Ia menyebutkan, Kemensos telah memiliki Balai Penerbitan Braille Indonesia (BPBI) Abiyoso di Cimahi, Jawa Barat, yang mencetak kitab suci Al quran, injil hingga buku untuk tuna netra. "Jadi, Alquran braille diproduksi Kemensos agar bisa memenuhi kebutuhan untuk pendidikan. Ini tugas kami," ujarnya.
Selain itu, dia menambahkan, pihaknya memiliki ketentuan yaitu keluarga penerima manfaat (KPM) program keluarga harapan (PKH) apabila memiliki anggota keluarga penyandang cacat maka indeks bantuan yang akan diterima KPM tersebut naik sekitar Rp 2 juta.
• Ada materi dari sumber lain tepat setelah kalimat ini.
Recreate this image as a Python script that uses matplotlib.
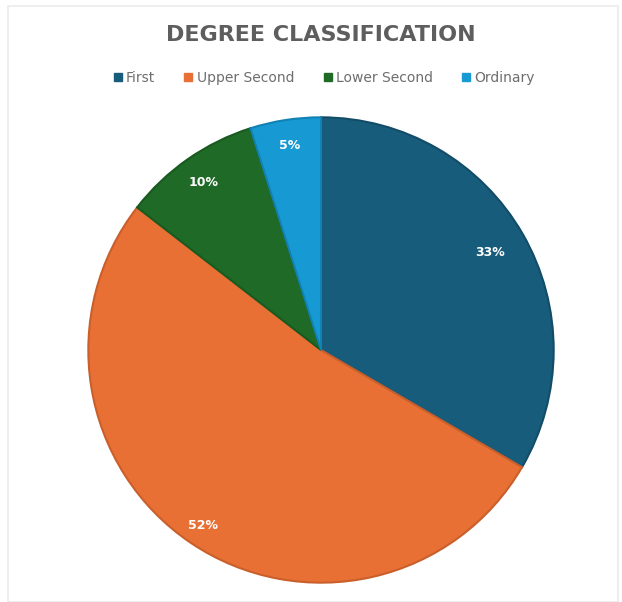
import matplotlib
matplotlib.use("Agg")
import numpy as np
import matplotlib.pyplot as plt
from matplotlib.patches import Rectangle
from matplotlib.lines import Line2D

categories = ["First", "Upper Second", "Lower Second", "Ordinary"]
values = [33.4, 52.1, 9.6, 4.9]
colors = ["#185C7C", "#E87034", "#1F6A27", "#179AD4"]
edges = ["#134C67", "#C95F2B", "#185A20", "#1282B4"]
title = "DEGREE CLASSIFICATION"
label_dist = [0.84, 0.91, 0.88, 0.89]

W, H = 622, 602
fig = plt.figure(figsize=(W / 100, H / 100), dpi=100)
fig.patch.set_facecolor("white")

# light frame
fig.add_artist(Rectangle((8 / W, 0), (W - 12) / W, (H - 6) / H, transform=fig.transFigure,
                         fill=False, edgecolor="#EBEBEB", linewidth=1.2))

cx, cy, r = 321, 350, 235
ax = fig.add_axes([(cx - r) / W, (H - cy - r) / H, 2 * r / W, 2 * r / H])
wedges, texts = ax.pie(values, colors=colors, startangle=90, counterclock=False,
                       wedgeprops=dict(linewidth=1.5))
for w, e, v, d in zip(wedges, edges, values, label_dist):
    w.set_edgecolor(e)
    ang = np.deg2rad((w.theta1 + w.theta2) / 2)
    ax.text(d * np.cos(ang), d * np.sin(ang), f"{v:.0f}%", ha="center", va="center",
            color="white", fontsize=9, fontweight="bold")
ax.set_aspect("equal")
ax.set_xlim(-1.01, 1.01)
ax.set_ylim(-1.01, 1.01)
ax.axis("off")

fig.text(cx / W, 1 - 35 / H, title, ha="center", va="center", fontsize=16,
         fontweight="bold", color="#5E5E5E")

handles = [Line2D([0], [0], marker="s", linestyle="", markersize=6, markerfacecolor=c,
                  markeredgecolor=c) for c in colors]
fig.legend(handles, categories, loc="center", bbox_to_anchor=(cx / W + 0.003, 1 - 78 / H), ncol=4,
           frameon=False, fontsize=10, labelcolor="#6E6E6E", handletextpad=0.1,
           columnspacing=1.9, handlelength=1.0)

fig.savefig("out.png", dpi=100)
Sementara itu, Ketua Umum Perkumpulan Penyandang Disabilitas Indonesia (PPDI) Gufroni Sakaril mengakui, akses untuk penyandang disabilitas bukan hanya tugas Kemensos. Ia menyebut pembangunan infrastrukturnya bergantung dari Kementerian PU PR sementara akses transportasi dari Kementerian Perhubungan (Kemenhub) hingga akses pendidikan inklusi dari Kementerian Pendidikan dan Kebudayaan (Kemendikbud).
"Karena itu, semua kementerian harus terlibat dalam pemenuhan hak-hak disabilitas," ujarnya.
Sebelumnya, Istri presiden keempat Indonesia Abdurrahman Wahid, Sinta Nuriyah Wahid mengkritik tidak adanya aksesbilitas untuk penyandang cacat atau disabilitas.
Menurutnya, akses untuk penyandang cacat sama sekali tidak ditemukan di Tanah Air.
"Sama sekali tidak ada akses untuk disabilitas di Indonesia," kata dia saat acara bedah buku berjudul 'Fiqih Penguatan Penyandang Disabilitas', di Jakarta, Kamis (29/11).
Ia menyayangkan, kesadaran masyarakat Indonesia terhadap kelompok berkebutuhan khusus masih sangat kurang. Ini terlihat dari kaum penyandang disabilitas yang dipaksa untuk sama-sama antre dengan pengunjung normal ketika membeli sesuatu.